=== Records supplied ===
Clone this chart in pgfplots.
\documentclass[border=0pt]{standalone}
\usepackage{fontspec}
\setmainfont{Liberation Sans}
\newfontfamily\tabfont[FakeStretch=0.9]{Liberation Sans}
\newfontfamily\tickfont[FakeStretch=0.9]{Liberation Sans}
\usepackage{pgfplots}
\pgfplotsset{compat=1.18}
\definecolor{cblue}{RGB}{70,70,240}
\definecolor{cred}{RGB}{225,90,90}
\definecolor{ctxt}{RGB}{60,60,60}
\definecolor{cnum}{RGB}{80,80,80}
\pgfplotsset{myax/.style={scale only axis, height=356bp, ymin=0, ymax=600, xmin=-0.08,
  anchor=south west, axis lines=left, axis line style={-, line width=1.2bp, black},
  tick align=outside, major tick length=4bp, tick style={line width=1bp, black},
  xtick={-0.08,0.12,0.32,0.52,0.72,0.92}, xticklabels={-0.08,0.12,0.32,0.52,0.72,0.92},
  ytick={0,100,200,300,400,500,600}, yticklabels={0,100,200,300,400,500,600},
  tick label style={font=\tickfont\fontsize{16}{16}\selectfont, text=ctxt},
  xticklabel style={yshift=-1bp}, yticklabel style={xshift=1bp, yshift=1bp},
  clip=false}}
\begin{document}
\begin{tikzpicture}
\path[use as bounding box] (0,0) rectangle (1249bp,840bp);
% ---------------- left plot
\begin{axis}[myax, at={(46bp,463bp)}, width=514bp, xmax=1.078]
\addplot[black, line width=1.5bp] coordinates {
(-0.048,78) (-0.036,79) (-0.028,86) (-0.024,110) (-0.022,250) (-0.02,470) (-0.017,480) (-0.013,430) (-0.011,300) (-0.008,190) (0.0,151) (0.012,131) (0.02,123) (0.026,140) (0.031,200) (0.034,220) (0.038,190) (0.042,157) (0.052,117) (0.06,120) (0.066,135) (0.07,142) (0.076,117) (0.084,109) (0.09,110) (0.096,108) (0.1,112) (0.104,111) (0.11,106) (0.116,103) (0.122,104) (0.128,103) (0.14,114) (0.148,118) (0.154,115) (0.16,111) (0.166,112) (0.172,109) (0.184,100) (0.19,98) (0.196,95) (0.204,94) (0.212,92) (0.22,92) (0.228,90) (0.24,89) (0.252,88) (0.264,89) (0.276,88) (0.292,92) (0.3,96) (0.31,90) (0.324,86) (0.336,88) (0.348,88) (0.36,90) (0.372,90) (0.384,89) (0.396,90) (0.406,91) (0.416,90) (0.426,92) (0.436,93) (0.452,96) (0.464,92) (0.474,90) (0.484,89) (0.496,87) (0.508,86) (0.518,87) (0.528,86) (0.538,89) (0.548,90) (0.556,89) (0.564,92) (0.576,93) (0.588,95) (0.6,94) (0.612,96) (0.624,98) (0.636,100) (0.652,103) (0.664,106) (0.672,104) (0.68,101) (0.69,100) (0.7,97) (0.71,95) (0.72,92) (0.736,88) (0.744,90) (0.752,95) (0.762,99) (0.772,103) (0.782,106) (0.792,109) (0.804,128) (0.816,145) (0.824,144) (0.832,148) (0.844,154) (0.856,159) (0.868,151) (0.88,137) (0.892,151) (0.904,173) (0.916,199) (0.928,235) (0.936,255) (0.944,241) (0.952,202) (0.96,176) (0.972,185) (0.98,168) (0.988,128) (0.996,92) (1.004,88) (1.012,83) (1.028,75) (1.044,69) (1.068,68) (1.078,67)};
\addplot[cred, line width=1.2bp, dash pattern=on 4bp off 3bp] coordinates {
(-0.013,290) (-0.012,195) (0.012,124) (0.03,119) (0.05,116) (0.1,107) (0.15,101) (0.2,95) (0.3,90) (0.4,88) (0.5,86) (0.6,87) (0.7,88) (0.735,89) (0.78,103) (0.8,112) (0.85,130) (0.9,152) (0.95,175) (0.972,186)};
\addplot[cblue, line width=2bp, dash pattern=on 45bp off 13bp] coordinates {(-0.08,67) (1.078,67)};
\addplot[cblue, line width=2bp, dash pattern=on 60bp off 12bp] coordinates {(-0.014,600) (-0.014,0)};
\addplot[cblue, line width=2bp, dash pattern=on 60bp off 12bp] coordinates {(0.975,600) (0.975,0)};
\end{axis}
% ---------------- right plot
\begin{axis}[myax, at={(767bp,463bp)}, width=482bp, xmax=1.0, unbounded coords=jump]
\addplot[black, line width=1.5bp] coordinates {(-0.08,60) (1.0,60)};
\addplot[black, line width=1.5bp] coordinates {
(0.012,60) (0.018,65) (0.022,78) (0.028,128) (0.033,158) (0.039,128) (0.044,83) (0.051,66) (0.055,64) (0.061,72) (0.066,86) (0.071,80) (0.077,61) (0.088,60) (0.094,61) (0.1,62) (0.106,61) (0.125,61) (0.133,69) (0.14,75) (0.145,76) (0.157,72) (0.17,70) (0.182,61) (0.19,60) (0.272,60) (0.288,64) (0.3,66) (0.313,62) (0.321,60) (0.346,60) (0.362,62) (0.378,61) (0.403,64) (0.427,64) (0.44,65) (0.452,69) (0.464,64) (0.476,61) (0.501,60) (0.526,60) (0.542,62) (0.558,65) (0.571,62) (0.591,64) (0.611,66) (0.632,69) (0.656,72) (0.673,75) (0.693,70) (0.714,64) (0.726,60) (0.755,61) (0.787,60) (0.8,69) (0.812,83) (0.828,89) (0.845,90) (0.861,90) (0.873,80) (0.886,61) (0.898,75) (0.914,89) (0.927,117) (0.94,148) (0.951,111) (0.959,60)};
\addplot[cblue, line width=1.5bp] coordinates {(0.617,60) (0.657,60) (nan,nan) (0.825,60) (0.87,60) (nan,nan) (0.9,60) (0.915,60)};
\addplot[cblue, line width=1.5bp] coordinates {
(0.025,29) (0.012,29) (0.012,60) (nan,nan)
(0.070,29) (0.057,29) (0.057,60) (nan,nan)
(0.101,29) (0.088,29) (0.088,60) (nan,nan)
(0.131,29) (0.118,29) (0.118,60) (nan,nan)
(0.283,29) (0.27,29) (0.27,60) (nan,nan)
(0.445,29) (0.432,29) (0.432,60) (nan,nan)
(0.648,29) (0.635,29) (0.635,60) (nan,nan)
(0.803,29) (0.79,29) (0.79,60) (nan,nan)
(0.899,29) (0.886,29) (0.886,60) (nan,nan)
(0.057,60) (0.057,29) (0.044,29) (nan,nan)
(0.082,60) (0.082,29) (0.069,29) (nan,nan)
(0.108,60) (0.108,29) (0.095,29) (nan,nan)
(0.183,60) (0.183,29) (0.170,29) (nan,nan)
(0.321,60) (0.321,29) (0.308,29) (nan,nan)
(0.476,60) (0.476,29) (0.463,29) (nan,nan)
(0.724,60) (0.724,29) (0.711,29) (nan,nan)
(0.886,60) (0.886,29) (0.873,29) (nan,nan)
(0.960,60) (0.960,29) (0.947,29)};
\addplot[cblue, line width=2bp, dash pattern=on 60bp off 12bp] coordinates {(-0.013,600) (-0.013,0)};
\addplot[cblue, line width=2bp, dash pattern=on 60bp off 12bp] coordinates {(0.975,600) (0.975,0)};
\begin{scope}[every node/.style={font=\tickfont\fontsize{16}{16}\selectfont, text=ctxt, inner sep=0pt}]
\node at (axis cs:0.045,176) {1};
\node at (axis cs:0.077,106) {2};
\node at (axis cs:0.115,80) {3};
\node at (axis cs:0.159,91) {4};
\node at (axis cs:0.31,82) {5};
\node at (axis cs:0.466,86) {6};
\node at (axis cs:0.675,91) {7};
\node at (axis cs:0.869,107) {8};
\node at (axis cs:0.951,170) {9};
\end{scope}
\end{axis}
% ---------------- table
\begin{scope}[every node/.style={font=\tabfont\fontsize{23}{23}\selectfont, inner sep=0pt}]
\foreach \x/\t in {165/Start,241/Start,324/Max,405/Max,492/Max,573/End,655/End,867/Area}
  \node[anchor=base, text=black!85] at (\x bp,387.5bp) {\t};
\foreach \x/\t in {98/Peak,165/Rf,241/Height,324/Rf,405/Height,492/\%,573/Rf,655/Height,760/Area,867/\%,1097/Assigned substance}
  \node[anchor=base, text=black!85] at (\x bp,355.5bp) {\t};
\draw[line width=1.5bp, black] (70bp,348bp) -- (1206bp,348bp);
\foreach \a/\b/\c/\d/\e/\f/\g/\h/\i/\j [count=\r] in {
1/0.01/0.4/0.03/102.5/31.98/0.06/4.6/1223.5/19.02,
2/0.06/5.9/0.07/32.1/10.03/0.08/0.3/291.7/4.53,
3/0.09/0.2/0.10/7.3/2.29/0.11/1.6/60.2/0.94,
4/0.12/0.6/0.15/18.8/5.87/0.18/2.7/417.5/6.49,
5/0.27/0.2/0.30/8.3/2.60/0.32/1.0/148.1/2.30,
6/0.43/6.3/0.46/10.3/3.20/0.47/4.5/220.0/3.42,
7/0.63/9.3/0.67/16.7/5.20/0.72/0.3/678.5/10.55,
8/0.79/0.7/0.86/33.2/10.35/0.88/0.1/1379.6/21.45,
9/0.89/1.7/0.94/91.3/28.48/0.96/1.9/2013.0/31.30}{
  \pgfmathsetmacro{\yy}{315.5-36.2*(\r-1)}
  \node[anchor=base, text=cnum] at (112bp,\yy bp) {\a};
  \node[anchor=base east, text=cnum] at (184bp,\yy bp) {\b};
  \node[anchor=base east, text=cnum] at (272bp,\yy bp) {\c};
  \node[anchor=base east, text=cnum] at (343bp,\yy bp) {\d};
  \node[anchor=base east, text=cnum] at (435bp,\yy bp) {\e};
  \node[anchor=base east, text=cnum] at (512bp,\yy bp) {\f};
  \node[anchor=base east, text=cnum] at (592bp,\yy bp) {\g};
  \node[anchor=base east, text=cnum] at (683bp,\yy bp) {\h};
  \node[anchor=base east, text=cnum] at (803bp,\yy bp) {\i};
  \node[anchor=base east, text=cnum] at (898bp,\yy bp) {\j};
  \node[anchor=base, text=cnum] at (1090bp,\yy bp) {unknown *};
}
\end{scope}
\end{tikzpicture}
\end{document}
===
=== Records supplied ===
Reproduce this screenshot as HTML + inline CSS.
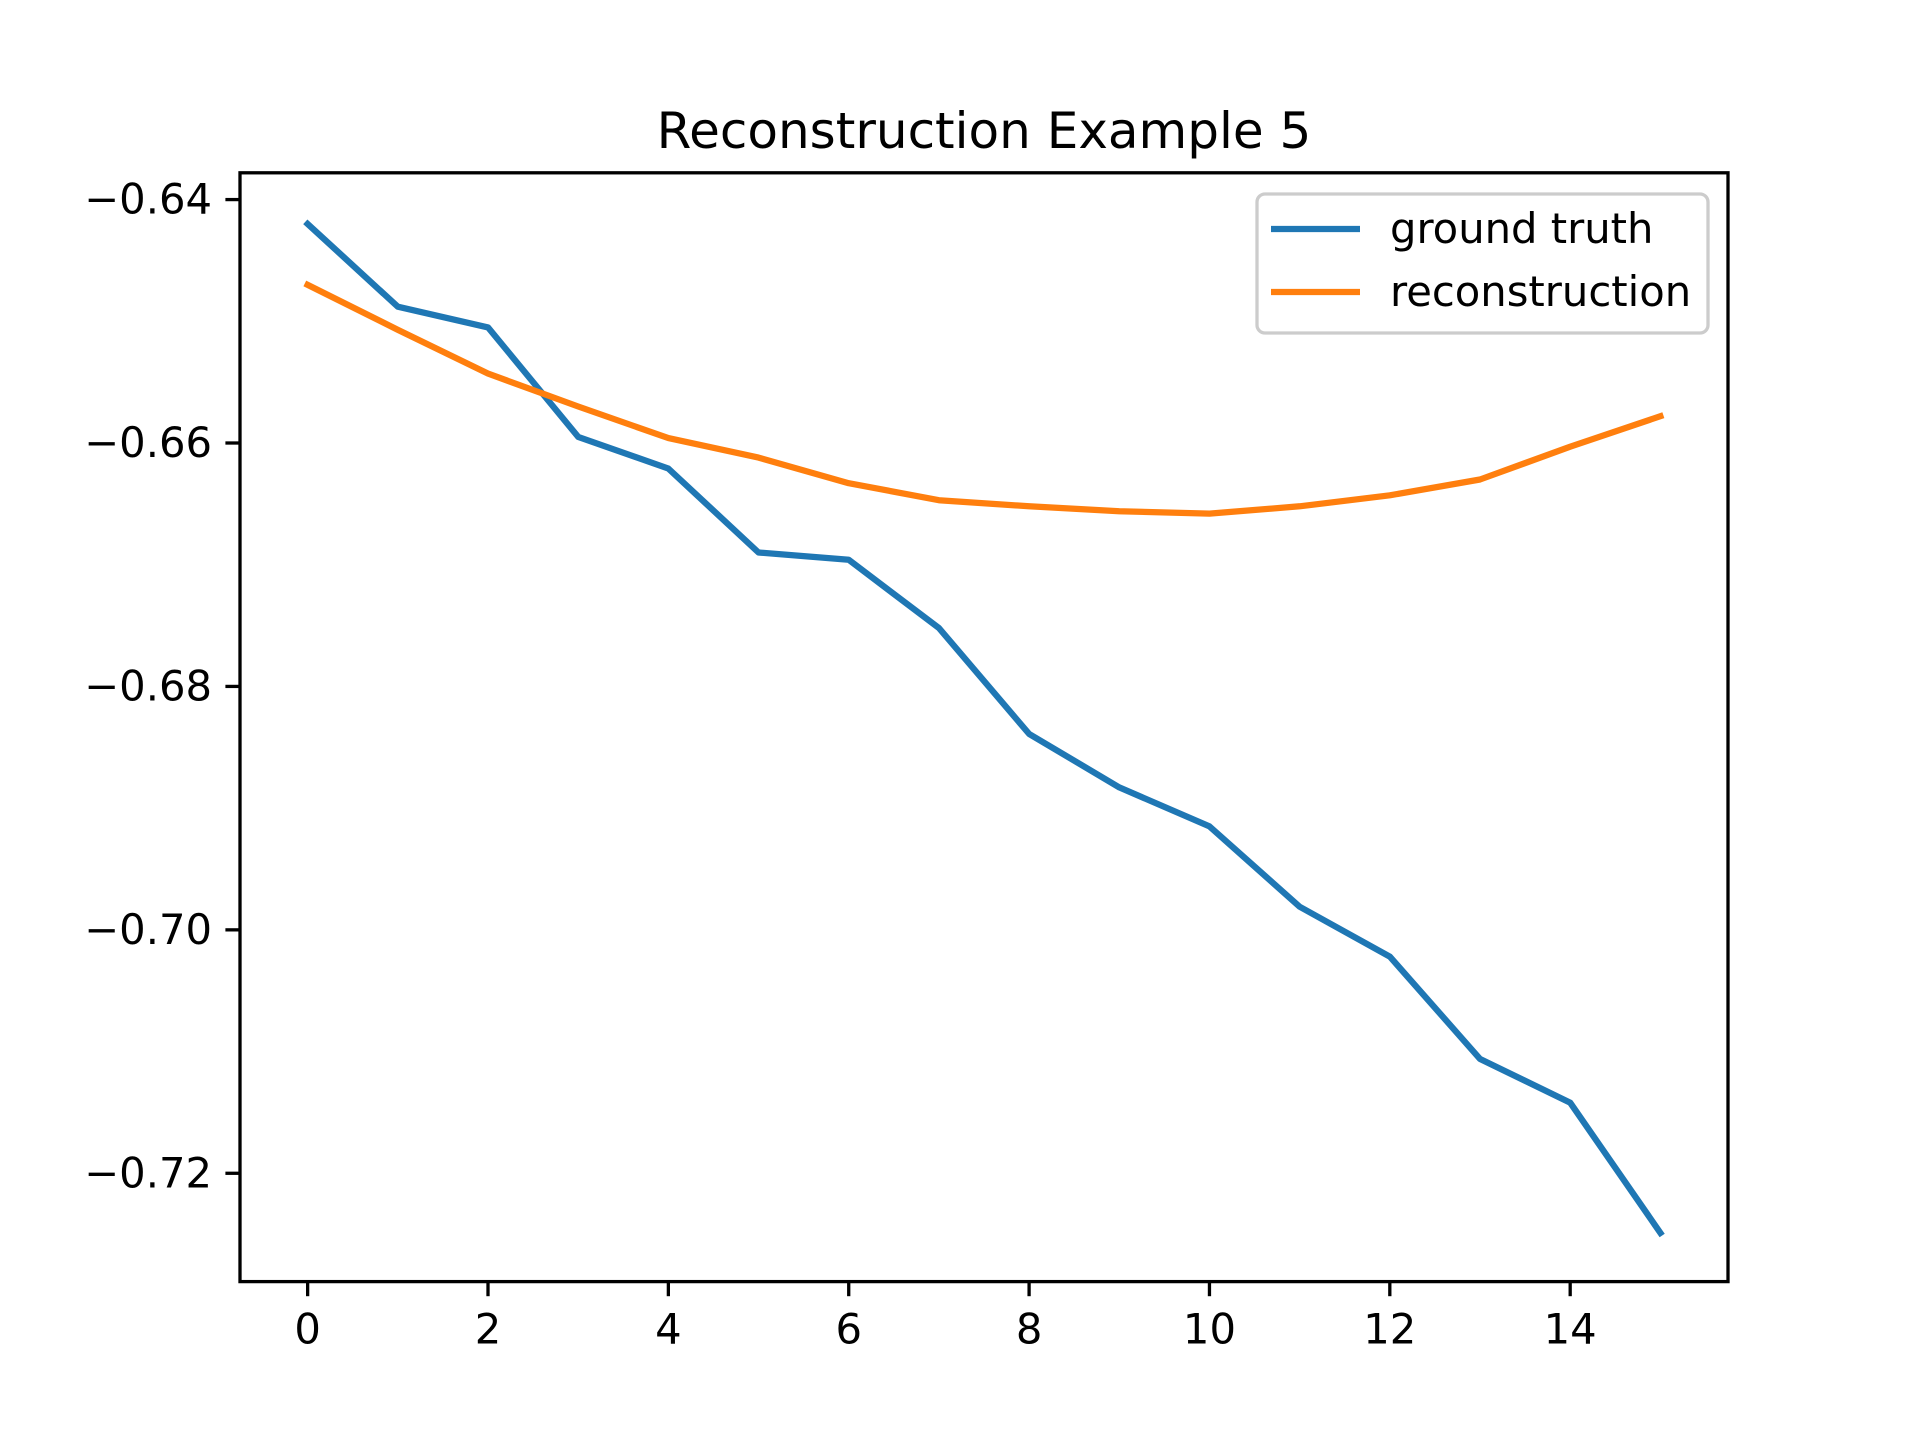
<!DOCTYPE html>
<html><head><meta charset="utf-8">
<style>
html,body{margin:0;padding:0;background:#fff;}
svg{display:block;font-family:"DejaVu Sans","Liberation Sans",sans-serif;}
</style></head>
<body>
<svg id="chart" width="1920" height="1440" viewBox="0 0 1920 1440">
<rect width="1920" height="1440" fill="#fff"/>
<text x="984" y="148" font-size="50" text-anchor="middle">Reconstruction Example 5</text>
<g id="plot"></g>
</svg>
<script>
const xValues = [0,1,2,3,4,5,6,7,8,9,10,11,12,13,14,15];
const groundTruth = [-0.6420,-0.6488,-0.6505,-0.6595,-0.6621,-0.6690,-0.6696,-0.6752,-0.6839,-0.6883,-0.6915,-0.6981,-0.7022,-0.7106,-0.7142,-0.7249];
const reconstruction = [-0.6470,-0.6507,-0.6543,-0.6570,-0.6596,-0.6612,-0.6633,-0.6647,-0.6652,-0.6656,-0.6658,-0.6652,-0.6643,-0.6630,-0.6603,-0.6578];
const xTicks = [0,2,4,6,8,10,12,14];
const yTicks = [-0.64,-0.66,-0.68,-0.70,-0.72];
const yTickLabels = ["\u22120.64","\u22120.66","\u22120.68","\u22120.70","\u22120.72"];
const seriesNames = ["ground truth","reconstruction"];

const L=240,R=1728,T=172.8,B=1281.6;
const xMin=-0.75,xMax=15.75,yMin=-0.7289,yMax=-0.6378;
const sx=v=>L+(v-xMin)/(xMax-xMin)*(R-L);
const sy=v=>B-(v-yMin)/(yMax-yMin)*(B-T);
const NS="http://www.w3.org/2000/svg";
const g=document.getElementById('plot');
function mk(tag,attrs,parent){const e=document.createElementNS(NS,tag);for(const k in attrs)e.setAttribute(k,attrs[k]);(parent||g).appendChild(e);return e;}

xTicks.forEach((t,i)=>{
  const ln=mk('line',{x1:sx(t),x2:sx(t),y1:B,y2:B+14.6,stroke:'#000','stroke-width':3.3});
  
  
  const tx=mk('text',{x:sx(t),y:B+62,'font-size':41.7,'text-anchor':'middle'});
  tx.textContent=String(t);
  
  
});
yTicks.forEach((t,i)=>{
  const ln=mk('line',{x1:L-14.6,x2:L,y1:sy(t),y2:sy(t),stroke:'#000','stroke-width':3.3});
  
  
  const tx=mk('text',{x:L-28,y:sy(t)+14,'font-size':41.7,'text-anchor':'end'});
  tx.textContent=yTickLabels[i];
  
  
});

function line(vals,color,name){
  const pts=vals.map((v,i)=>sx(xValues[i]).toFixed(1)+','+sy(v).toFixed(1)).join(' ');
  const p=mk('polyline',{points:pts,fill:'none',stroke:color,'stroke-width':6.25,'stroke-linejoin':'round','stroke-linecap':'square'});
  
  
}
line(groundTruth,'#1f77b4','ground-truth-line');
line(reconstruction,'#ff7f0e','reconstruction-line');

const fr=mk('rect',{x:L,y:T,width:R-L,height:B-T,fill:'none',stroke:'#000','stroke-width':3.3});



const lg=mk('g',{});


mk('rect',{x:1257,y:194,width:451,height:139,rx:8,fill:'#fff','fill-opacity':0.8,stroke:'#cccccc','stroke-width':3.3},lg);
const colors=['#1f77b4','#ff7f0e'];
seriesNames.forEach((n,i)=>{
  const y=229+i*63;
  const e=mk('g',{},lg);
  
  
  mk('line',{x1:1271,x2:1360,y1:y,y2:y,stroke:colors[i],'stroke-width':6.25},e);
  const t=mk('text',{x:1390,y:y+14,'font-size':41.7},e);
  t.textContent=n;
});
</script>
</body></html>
===
● What the task asks
Find the lines containing "this" and list every one of them.

● Written answer
Clone this chart in pgfplots.
Reproduce this screenshot as HTML + inline CSS.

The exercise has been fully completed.